> _DATA ROWS_:
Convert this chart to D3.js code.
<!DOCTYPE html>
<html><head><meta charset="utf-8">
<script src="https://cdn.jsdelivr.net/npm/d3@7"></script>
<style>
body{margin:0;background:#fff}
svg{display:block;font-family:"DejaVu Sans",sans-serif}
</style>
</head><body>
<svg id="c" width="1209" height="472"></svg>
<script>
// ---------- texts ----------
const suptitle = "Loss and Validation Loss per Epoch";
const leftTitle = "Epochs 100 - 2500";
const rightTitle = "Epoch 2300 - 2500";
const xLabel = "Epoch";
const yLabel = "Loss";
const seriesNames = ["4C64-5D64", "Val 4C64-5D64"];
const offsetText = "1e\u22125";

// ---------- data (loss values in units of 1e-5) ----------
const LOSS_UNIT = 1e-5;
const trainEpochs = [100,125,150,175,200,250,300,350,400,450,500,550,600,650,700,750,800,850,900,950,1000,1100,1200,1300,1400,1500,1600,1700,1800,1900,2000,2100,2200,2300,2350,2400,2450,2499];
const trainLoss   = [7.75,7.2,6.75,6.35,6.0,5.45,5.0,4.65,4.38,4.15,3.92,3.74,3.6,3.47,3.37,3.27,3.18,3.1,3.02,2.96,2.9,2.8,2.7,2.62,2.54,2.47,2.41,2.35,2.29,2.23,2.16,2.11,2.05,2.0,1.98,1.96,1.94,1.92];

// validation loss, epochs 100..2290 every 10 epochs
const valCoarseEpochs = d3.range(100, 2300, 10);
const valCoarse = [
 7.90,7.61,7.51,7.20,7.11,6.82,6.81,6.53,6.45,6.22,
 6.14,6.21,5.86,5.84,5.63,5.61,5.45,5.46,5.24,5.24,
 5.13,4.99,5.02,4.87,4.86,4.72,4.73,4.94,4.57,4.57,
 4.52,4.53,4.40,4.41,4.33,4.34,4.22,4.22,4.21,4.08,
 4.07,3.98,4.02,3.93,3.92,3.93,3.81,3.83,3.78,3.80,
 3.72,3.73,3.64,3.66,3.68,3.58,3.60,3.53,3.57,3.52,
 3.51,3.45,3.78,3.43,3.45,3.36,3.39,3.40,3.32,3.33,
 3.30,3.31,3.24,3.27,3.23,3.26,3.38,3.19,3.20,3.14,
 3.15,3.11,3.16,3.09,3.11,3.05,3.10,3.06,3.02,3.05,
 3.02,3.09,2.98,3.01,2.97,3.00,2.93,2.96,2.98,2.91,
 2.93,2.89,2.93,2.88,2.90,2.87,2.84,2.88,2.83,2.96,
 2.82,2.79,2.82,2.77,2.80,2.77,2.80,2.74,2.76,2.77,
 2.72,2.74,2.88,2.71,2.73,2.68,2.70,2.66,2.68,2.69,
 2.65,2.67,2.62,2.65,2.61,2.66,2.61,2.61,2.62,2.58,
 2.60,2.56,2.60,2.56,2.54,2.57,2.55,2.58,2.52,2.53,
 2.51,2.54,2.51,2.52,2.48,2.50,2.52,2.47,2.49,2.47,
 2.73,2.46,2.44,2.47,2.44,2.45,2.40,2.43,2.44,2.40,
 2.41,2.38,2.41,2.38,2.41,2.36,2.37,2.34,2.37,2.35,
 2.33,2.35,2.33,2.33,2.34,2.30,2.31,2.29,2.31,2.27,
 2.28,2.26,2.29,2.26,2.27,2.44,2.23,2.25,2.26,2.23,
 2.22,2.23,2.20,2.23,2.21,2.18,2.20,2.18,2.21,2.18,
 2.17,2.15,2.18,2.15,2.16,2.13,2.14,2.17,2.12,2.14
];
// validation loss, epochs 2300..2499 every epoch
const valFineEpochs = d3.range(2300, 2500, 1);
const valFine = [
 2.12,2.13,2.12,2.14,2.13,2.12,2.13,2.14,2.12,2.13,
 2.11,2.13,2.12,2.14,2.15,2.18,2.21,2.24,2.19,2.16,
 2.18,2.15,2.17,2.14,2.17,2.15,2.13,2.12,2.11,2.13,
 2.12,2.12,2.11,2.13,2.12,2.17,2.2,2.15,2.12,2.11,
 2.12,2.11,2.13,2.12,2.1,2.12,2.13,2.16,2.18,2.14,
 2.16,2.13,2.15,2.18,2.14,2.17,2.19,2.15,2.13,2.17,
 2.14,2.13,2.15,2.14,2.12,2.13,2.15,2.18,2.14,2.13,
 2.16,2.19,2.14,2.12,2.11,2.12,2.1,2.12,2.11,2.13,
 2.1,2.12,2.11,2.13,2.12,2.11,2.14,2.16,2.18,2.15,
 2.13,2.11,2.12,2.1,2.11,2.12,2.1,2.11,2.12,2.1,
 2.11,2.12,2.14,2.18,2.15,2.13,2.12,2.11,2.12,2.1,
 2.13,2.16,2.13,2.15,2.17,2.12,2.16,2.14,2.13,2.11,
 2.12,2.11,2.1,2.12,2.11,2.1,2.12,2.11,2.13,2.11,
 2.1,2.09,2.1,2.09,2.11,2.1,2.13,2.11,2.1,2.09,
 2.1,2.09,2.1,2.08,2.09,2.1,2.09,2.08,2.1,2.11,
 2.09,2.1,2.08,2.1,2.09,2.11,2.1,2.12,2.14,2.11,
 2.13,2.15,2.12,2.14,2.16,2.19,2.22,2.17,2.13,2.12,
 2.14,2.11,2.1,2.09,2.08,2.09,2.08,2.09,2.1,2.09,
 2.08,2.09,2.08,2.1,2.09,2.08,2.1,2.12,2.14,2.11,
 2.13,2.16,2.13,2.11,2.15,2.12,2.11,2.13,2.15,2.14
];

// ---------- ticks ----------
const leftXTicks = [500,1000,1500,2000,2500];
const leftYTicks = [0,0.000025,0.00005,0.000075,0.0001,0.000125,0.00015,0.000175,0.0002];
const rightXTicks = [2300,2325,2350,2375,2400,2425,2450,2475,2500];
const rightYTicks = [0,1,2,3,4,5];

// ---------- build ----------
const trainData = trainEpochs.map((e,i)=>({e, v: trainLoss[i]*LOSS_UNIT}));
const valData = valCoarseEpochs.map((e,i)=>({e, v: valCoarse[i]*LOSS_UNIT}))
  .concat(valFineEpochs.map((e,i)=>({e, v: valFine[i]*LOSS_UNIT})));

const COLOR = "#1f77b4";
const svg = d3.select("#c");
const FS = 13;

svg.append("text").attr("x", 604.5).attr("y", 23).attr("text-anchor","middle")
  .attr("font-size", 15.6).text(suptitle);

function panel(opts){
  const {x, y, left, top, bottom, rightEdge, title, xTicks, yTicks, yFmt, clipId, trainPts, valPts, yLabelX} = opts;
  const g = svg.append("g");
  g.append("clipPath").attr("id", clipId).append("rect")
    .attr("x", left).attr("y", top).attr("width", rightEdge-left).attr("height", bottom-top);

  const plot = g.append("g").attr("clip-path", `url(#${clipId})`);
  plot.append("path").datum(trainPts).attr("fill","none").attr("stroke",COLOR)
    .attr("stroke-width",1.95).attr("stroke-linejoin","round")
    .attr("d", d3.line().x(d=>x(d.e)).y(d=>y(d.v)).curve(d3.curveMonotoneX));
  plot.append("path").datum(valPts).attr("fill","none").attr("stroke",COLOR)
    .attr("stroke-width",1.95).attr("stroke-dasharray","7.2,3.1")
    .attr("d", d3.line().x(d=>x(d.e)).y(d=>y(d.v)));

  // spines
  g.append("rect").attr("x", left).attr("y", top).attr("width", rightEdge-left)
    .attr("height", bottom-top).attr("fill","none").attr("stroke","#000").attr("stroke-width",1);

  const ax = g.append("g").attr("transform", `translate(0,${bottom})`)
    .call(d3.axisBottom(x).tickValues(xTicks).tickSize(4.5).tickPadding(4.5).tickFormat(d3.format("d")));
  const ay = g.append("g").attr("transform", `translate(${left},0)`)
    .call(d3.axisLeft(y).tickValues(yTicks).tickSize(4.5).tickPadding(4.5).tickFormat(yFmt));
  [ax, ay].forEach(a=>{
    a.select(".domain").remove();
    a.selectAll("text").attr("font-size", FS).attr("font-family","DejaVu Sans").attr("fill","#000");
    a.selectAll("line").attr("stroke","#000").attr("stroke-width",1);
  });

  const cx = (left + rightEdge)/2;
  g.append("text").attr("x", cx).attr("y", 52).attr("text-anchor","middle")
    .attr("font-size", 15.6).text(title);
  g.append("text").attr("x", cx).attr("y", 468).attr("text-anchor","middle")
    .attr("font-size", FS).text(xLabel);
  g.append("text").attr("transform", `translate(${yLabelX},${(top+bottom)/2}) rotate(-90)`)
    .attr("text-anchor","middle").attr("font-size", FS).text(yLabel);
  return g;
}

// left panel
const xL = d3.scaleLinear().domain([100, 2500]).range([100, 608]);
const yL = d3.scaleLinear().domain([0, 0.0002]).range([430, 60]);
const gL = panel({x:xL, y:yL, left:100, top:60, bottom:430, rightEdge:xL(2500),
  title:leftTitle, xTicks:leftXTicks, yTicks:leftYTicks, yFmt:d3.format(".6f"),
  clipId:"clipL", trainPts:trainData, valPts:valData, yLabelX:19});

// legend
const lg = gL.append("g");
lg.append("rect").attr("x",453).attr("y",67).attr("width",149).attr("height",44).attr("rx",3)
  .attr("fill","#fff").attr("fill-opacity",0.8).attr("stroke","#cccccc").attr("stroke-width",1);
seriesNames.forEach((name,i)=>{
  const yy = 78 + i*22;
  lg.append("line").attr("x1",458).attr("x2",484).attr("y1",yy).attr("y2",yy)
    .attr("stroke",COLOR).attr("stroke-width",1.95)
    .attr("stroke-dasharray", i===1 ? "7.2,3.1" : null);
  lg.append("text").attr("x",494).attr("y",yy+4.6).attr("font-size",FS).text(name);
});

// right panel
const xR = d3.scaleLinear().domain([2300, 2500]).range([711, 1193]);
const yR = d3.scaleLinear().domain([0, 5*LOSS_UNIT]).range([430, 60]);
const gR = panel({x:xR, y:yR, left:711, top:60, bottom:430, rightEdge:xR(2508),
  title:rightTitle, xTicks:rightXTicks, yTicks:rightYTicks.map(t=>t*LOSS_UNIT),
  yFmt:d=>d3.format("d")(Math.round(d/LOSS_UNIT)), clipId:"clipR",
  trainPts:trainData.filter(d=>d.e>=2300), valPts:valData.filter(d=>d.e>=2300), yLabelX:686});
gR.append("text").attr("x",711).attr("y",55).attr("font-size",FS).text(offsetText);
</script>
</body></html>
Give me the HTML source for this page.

> _REQUEST_: Check each line above for the word "this", and copy the lines where it appears.

> _TASK SOLUTION_:
Convert this chart to D3.js code.
Give me the HTML source for this page.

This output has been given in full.